Retrouver Cronenberg et ses thématiques
Beaucoup de thématiques intéressantes
Les acteurs, excellents pour la plupart
La musique d’Howard Shore
Parfois fascinant

Les moins

Un univers et des personnages très froids
Trop d’intrigues et de personnages peu exploités

En bref : Les Crimes du Futur divise, et c’est normal, Cronenberg livrant un film très froid, abordant beaucoup de thématiques, personnages et d’intrigues, mais laissant beaucoup de choses floues, sans émotions, sans réponses. Mais il arrive encore à fasciner par moment et à nous interroger, et rien que ça, ça fait plaisir à voir.

A FEW WORDS IN ENGLISH
THE GOOD THE BAD
♥ Cronenberg and his usual themes are back
♥ A lot of interesting themes and subjects
♥ The actors, excellent
♥ The score from Howard Shore
♥ Sometimes it’s fascinating
⊗ The world of the film, as well as the characters are a bit too cold
⊗ Too many plots and characters
Crimes of the Future isn’t for everyone, and it’s normal, Cronenberg delivers a cold film, distant with its viewers, with many themes on screen, many characters, many different plots, but a lot of things are blurry, there is no emotion, no answers. But it’s still fascinating.

2 réflexions sur « LES CRIMES DU FUTUR (Crimes of the Future) de David Cronenberg (2022) »

  1. Je valide absolument tout ce que tu écris sur ce film : fascinant et déroutant, déceptif mais intègre. C’est froid, clinique, mais à bien y regarder, à quelques mélos près (La Mouche, M Butterfly, …) les visions de Cronenberg sont plutôt froides, cyniques et lugubres. Il y a dans « les crimes du futur » quelque chose du festin nu, comme une hybridation de Burroughs avec Kafka, comme un voyage en interzone (ce monde aberrant) en proie aux mutation kafkaiennes (ce lit en forme d’insecte sur le dos, cette administration absconse du recensement d’organes, …) Ton analyse est parfaite quand tu évoques : « la douleur n’est-elle pas la preuve que nous sommes vivants ? » Cronenberg décrit un monde devenu insensible, ce qui répond aux premières accusations : comment se satisfaire d’une émotion factice à l’écran quand celle-ci semble déserter peu à peu la vie réelle ? Bref, un film passionnant, sans doute imparfait dans son écriture, mais bel et bien à la hauteur des attentes chez ce grand réalisateur.

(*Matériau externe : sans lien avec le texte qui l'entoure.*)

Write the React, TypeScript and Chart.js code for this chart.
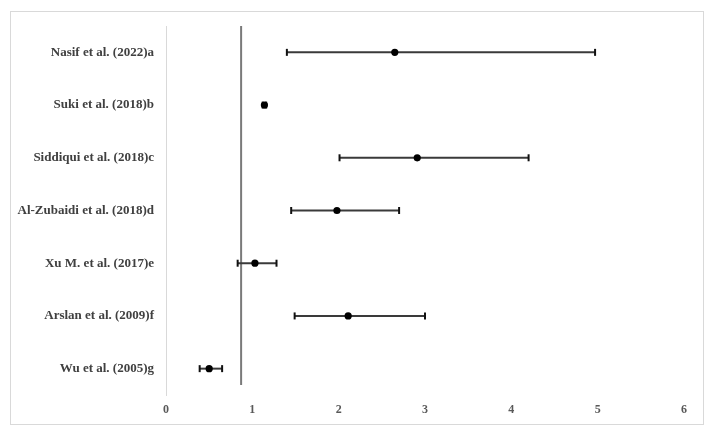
import React, { useEffect, useRef } from "react";
import { Chart, registerables } from "chart.js";

Chart.register(...registerables);

const studies = [
  "Nasif et al. (2022)a",
  "Suki et al. (2018)b",
  "Siddiqui et al. (2018)c",
  "Al-Zubaidi et al. (2018)d",
  "Xu M. et al. (2017)e",
  "Arslan et al. (2009)f",
  "Wu et al. (2005)g",
];
const estimates = [2.65, 1.14, 2.91, 1.98, 1.03, 2.11, 0.5];
const lowerCI = [1.4, 1.12, 2.01, 1.45, 0.83, 1.49, 0.39];
const upperCI = [4.97, 1.16, 4.2, 2.7, 1.28, 3.0, 0.65];
const referenceValue = 0.87;
const refLineSpan = [0.5, 7.31];
const xTicks = [0, 1, 2, 3, 4, 5, 6];

const FONT = "'Liberation Serif', 'Times New Roman', Times, serif";

export default function App() {
  const ref = useRef<HTMLCanvasElement | null>(null);

  useEffect(() => {
    if (!ref.current) return;
    const pointData = studies.map((_, i) => ({ x: estimates[i], y: i + 1 }));
    const ciDatasets = studies.map((s, i) => ({
      type: "line" as const,
      label: s + " CI",
      data: [
        { x: lowerCI[i], y: i + 1 },
        { x: upperCI[i], y: i + 1 },
      ],
      borderColor: "#3a3a3a",
      borderWidth: 2,
      pointStyle: "line" as const,
      rotation: 90,
      pointRadius: 3.5,
      pointBorderWidth: 2,
      pointBorderColor: "#111",
      pointBackgroundColor: "#111",
      showLine: true,
      fill: false,
      order: 2,
      clip: false as any,
    }));
    const chart = new Chart(ref.current, {
      type: "scatter",
      data: {
        datasets: [
          {
            label: "Estimate",
            data: pointData,
            pointRadius: 3.6,
            pointBackgroundColor: "#000",
            pointBorderColor: "#000",
            pointBorderWidth: 0,
            order: 0,
            clip: false as any,
          } as any,
          ...ciDatasets,
          {
            type: "line",
            label: "Reference",
            data: refLineSpan.map((y) => ({ x: referenceValue, y })),
            borderColor: "#7a7a7a",
            borderWidth: 2,
            pointRadius: 0,
            showLine: true,
            fill: false,
            order: 5,
            clip: false as any,
          } as any,
        ],
      },
      options: {
        animation: false,
        responsive: true,
        maintainAspectRatio: false,
        layout: { padding: { top: 14, right: 19, left: 0, bottom: 0 } },
        plugins: {
          legend: { display: false },
          tooltip: { enabled: false },
        },
        scales: {
          x: {
            type: "linear",
            min: 0,
            max: 6,
            afterBuildTicks: (scale: any) => {
              scale.ticks = xTicks.map((v) => ({ value: v }));
            },
            afterFit: (scale: any) => {
              scale.height = 29;
              scale.paddingLeft = 0;
              scale.paddingRight = 0;
            },
            grid: { display: false, drawTicks: false },
            border: { display: false },
            ticks: {
              padding: 8,
              color: "#595959",
              font: { family: FONT, size: 12, weight: "bold" },
            },
          },
          y: {
            type: "linear",
            reverse: true,
            min: 0.5,
            max: 7.5,
            afterBuildTicks: (scale: any) => {
              scale.ticks = studies.map((_, i) => ({ value: i + 1 }));
            },
            afterFit: (scale: any) => {
              scale.width = 155;
              scale.paddingTop = 0;
              scale.paddingBottom = 0;
            },
            grid: { drawOnChartArea: false, drawTicks: false },
            border: { display: true, color: "#d9d9d9", width: 1 },
            ticks: {
              padding: 12,
              color: "#404040",
              font: { family: FONT, size: 13, weight: "bold" },
              callback: (v: any) => studies[Math.round(Number(v)) - 1] ?? "",
            },
          },
        },
      } as any,
    });
    return () => chart.destroy();
  }, []);

  return (
    <div style={{ paddingTop: 3, paddingLeft: 2 }}>
      <div
        style={{
          width: 692,
          height: 412,
          border: "1px solid #d9d9d9",
          position: "relative",
          background: "#fff",
        }}
      >
        <canvas ref={ref} />
      </div>
    </div>
  );
}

    1. Et bien voilà, il fallait un Cronenberg pour que l’on soi de nouveau d’accord sur un film, sur tous les points. Et en effet, son cinéma est souvent froid, mais je sais pas, ici il a poussé le concept plus loin, sans ce personnage plus ou moins normal qui nous facilite l’entrée dans l’univers. Après tout, mes deux Cronenberg préférés sont VIDEODROME et FAUX SEMBLANTS.

      Un film que je reverrais en tout cas très certainement à l’avenir une fois que mes amis l’auront également vus pour pouvoir en parler plus longuement.